AI could learn design aesthetics, if it had enough labeled examples. It could even assess text against “voice of the brand” guidelines, which may be explicit from rules, or inferred from approved training examples.

As the lines between images, videos, and motion graphics begin to blur, AI is becoming the foundation for new visual media. Eventually AI will help creators express their intent across different media types. Over time, imaginative systems may move beyond designing creative assets to more advanced tasks like telling stories with fully animated AI characters. For example, Fable Studio is experimenting with immersive storytelling in ways that blur the boundaries between creators and consumers — their “Wolves in the Wall” VR experience lets the audience be part of the story.

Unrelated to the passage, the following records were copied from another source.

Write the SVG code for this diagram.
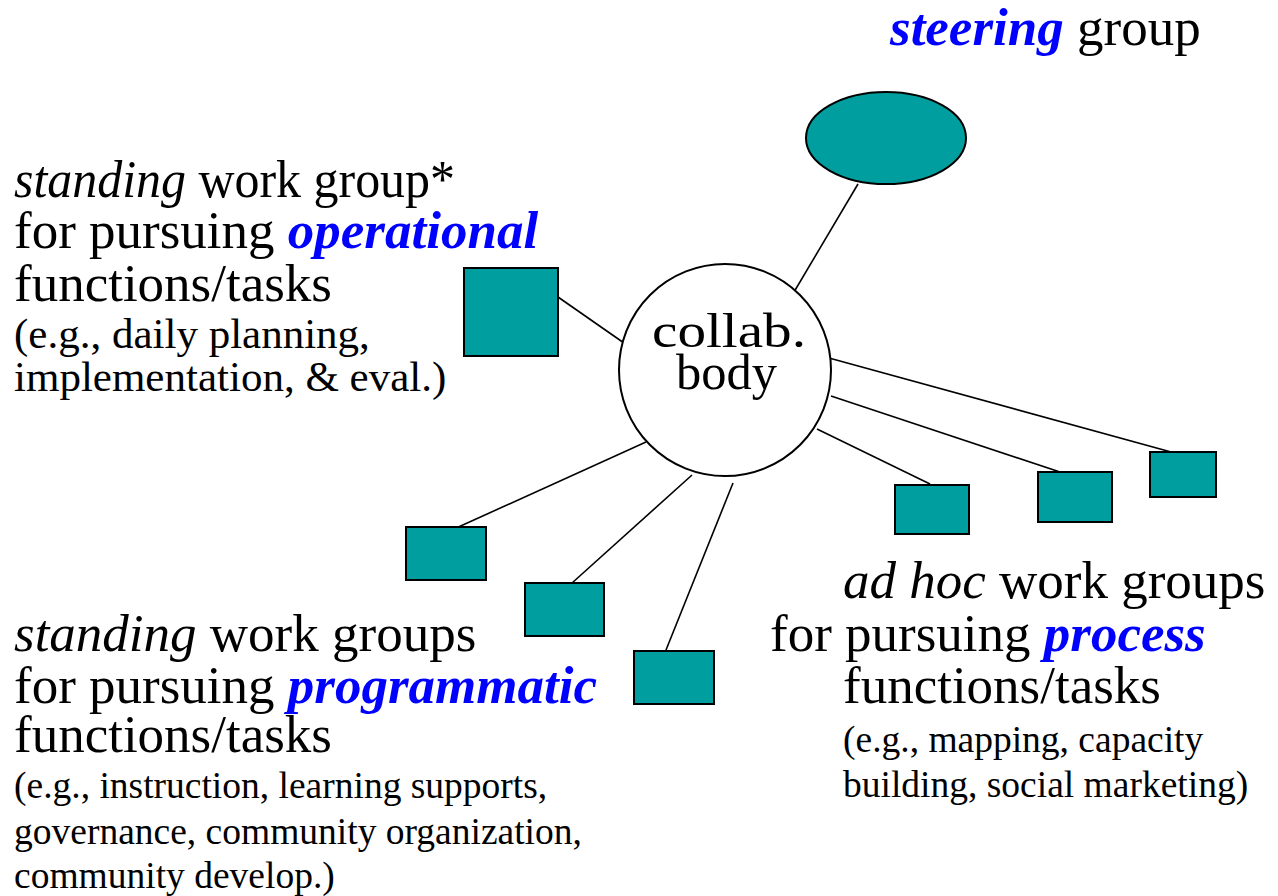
<svg xmlns="http://www.w3.org/2000/svg" width="1278" height="896" viewBox="0 0 1278 896">
<style>
.t{font-family:"Liberation Serif","Times New Roman",serif;fill:#000}
.big{font-size:53px}
.small{font-size:43px}
.small2{font-size:37.5px}
.i{font-style:italic}
.bi{font-style:italic;font-weight:bold;fill:#0000FF}
.box{fill:#009E9E;stroke:#000;stroke-width:2}
.ln{stroke:#000;stroke-width:1.6;fill:none}
</style>
<rect width="1278" height="896" fill="#fff"/>
<g id="connectors">
<line class="ln" x1="858" y1="184" x2="794" y2="292"/>
<line class="ln" x1="558" y1="297" x2="624" y2="343"/>
<line class="ln" x1="646" y1="442" x2="454" y2="529"/>
<line class="ln" x1="692" y1="475" x2="572" y2="583"/>
<line class="ln" x1="733" y1="483" x2="666" y2="650"/>
<line class="ln" x1="817" y1="429" x2="930" y2="484"/>
<line class="ln" x1="831" y1="396" x2="1060" y2="472"/>
<line class="ln" x1="829" y1="358" x2="1182" y2="455"/>
</g>
<g id="steering">
<ellipse class="box" cx="886" cy="138" rx="80" ry="46"/>
<text class="t big" x="890" y="45"><tspan class="bi">steering</tspan> group</text>
</g>
<g id="collab">
<circle cx="725" cy="370" r="106" fill="#fff" stroke="#000" stroke-width="2"/>
<text class="t" font-size="48" x="652" y="347" textLength="154" lengthAdjust="spacingAndGlyphs">collab.</text>
<text class="t" font-size="50" x="676" y="389" textLength="101" lengthAdjust="spacingAndGlyphs">body</text>
</g>
<g id="operational">
<rect class="box" x="464" y="268" width="94" height="88"/>
<text class="t big" x="14" y="197" textLength="441" lengthAdjust="spacingAndGlyphs"><tspan class="i">standing</tspan> work group*</text>
<text class="t big" x="14" y="248">for pursuing <tspan class="bi">operational</tspan></text>
<text class="t big" x="14" y="301">functions/tasks</text>
<text class="t small" x="14" y="348">(e.g., daily planning,</text>
<text class="t small" x="14" y="391">implementation, &amp; eval.)</text>
</g>
<g id="programmatic">
<rect class="box" x="406" y="527" width="80" height="53"/>
<rect class="box" x="525" y="583" width="79" height="53"/>
<rect class="box" x="634" y="651" width="80" height="53"/>
<text class="t big" x="14" y="651"><tspan class="i">standing</tspan> work groups</text>
<text class="t big" x="14" y="703">for pursuing <tspan class="bi">programmatic</tspan></text>
<text class="t big" x="14" y="752">functions/tasks</text>
<text class="t small2" x="14" y="798">(e.g., instruction, learning supports,</text>
<text class="t small2" x="14" y="844">governance, community organization,</text>
<text class="t small2" x="14" y="888">community develop.)</text>
</g>
<g id="process">
<rect class="box" x="895" y="485" width="74" height="49"/>
<rect class="box" x="1038" y="472" width="74" height="50"/>
<rect class="box" x="1150" y="452" width="66" height="45"/>
<text class="t big" x="843" y="598"><tspan class="i">ad hoc</tspan> work groups</text>
<text class="t big" x="770" y="651">for pursuing <tspan class="bi">process</tspan></text>
<text class="t big" x="843" y="703">functions/tasks</text>
<text class="t small2" x="843" y="752">(e.g., mapping, capacity</text>
<text class="t small2" x="843" y="797">building, social marketing)</text>
</g>
</svg>
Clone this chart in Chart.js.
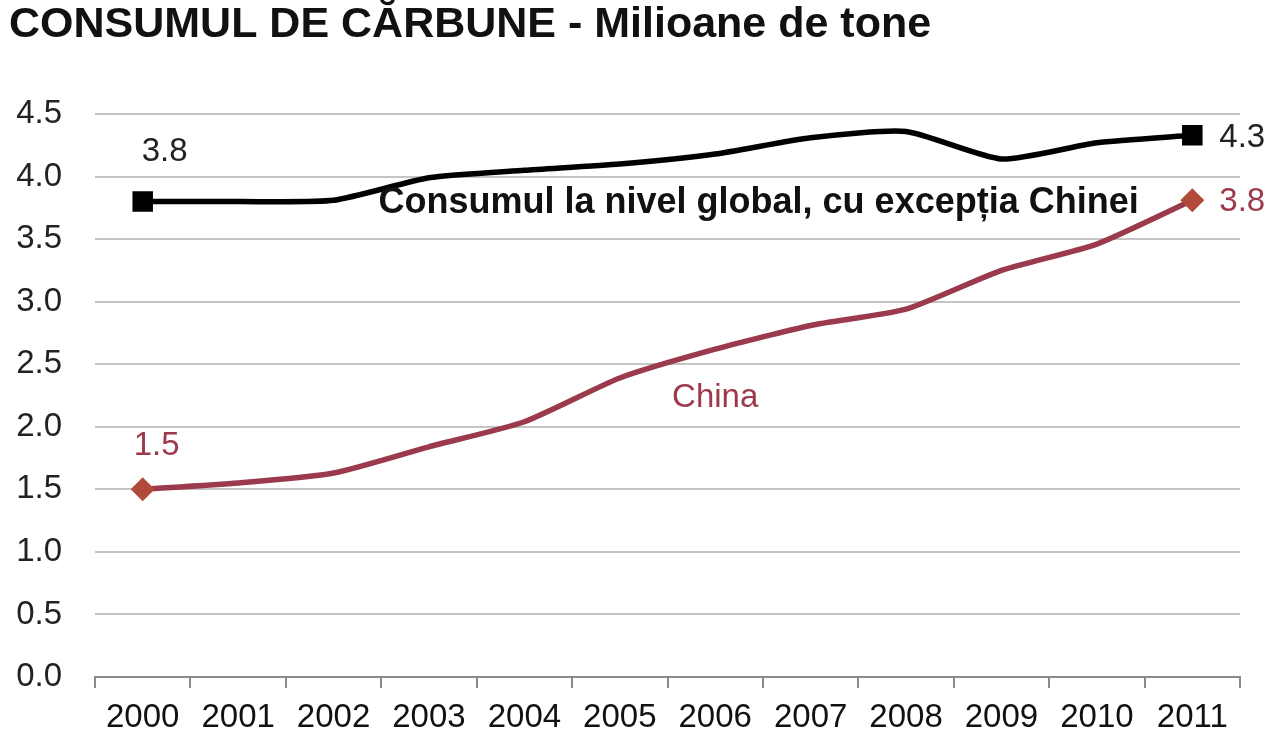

From finding something to creating something

One of the most valuable early applications of machine intelligence was in search. Computers are naturally able to survey vast quantities of content, in a superficial way, to find possible assets that answer a search query. Search is also a forgiving mode in which irrelevant answers can be ignored if some of the answers are useful.

It used to be we had one visual search algorithm: you give it an image and it finds similar images. But when we talked to people who were doing those kinds of searches, they actually had slightly different things in mind. They wanted an asset with similar content but a different color, or similar objects but arranged in a different way. Or they had an image they couldn’t use for copyright reasons, so they wanted a closely matching image that was available to license.

With advances in deep learning over the past seven years, visual search algorithms have become much more nuanced. You can now search for images by visually describing other images. The description can include keywords and phrases, visual examples, or expressions of visual style and layout — including rough sketches and crude object arrangements (like boxes with labels).

Eventually search may grow up to be more than a retrieval interface. Imagine if you could ask for a “blue dog on a beach” and the system would retrieve an image of a brown dog on a beach and make the dog blue, all in a single step, using an algorithm.

If the AI can both verbally understand a question and visually understand the image content, that combination opens the door to all kinds of advanced editing functions — like auto-captioning images from visual content, auto-generating images from verbal descriptions, and perhaps even inferring the intent and plausible next actions of people in images.

Break the rules like a jazz musician

In the Pfeiffer Consulting study, creative professionals said their main concern with AI is that it might lead to homogenized outputs — all the work will look the same, which would devalue their skills in the marketplace. The study showed most creatives aren’t worried that AI will make their jobs obsolete, but rather that AI might deliver mediocrity at scale.

In the best-case scenario, the user will function as an art director while maintaining artistic control of the whole creative process. You, the human, will provide the creative spark and then let the AI go crazy with it, helping you realize what your idea can become.

Before AI got involved, you might have had time to develop three or four concepts. But when you get the AI riffing off your ideas — like a saxophonist improvising on a musical phrase — maybe you could develop 10 concepts, including an outlier that turns out to be pure genius.

Pablo Picasso famously said, “Learn the rules like a pro, so you can break them like an artist.”

The human ultimately decides. How you interact with AI is up to you. It’s human to break the mold — a machine alone can’t do that. AI could be your assistant, teacher, and muse. Discover how it will fit into your creative process.